Bootstrapping Coulomb and Higgs branch operators

TL;DR

This paper uses the numerical conformal bootstrap to analyze correlators of Coulomb and Higgs branch operators in 4d $ N=2$ superconformal theories, providing improved bounds on OPE coefficients and insights into the spectra of Argyres-Douglas models.

Contribution

It introduces enhanced bootstrap bounds for Coulomb and Higgs branch correlators, including mixed correlators with flavor symmetry, advancing the numerical study of Argyres-Douglas theories.

Findings

Improved bounds on OPE coefficients for Argyres-Douglas models

Agreement between bootstrap bounds and large $r$ charge limits

Constraints on conformal data in theories with flavor symmetry

Abstract

We apply the numerical conformal bootstrap to correlators of Coulomb and Higgs branch operators in $4d$ $\mathcal{N}=2$ superconformal theories. We start by revisiting previous results on single correlators of Coulomb branch operators.

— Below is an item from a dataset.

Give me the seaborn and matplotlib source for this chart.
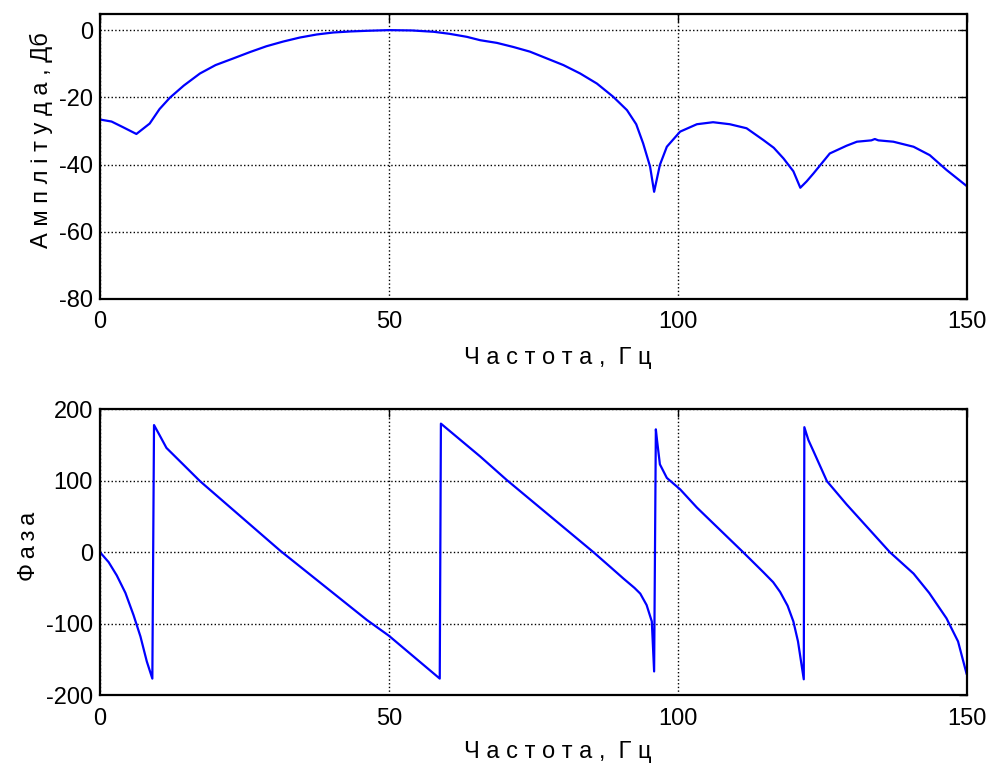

In particular, we present improved bounds on OPE coefficients for some selected Argyres-Douglas models, and compare them to recent work where the same cofficients were obtained in the limit of large $r$ charge. There is solid agreement between all the approaches. The improved bounds can be used to extract an approximate spectrum of the Argyres-Douglas models, which can then be used as a guide in order to corner these theories to numerical islands in the space of conformal dimensions. When there is a flavor symmetry present, we complement the analysis by including mixed correlators of Coulomb branch operators and the moment map, a Higgs branch operator which sits in the same multiplet as the flavor current. After calculating the relevant superconformal blocks we apply the numerical machinery to the mixed system. We put general constraints on CFT data appearing in the new channels, with particular emphasis on the simplest Argyres-Douglas model with non-trivial flavor symmetry.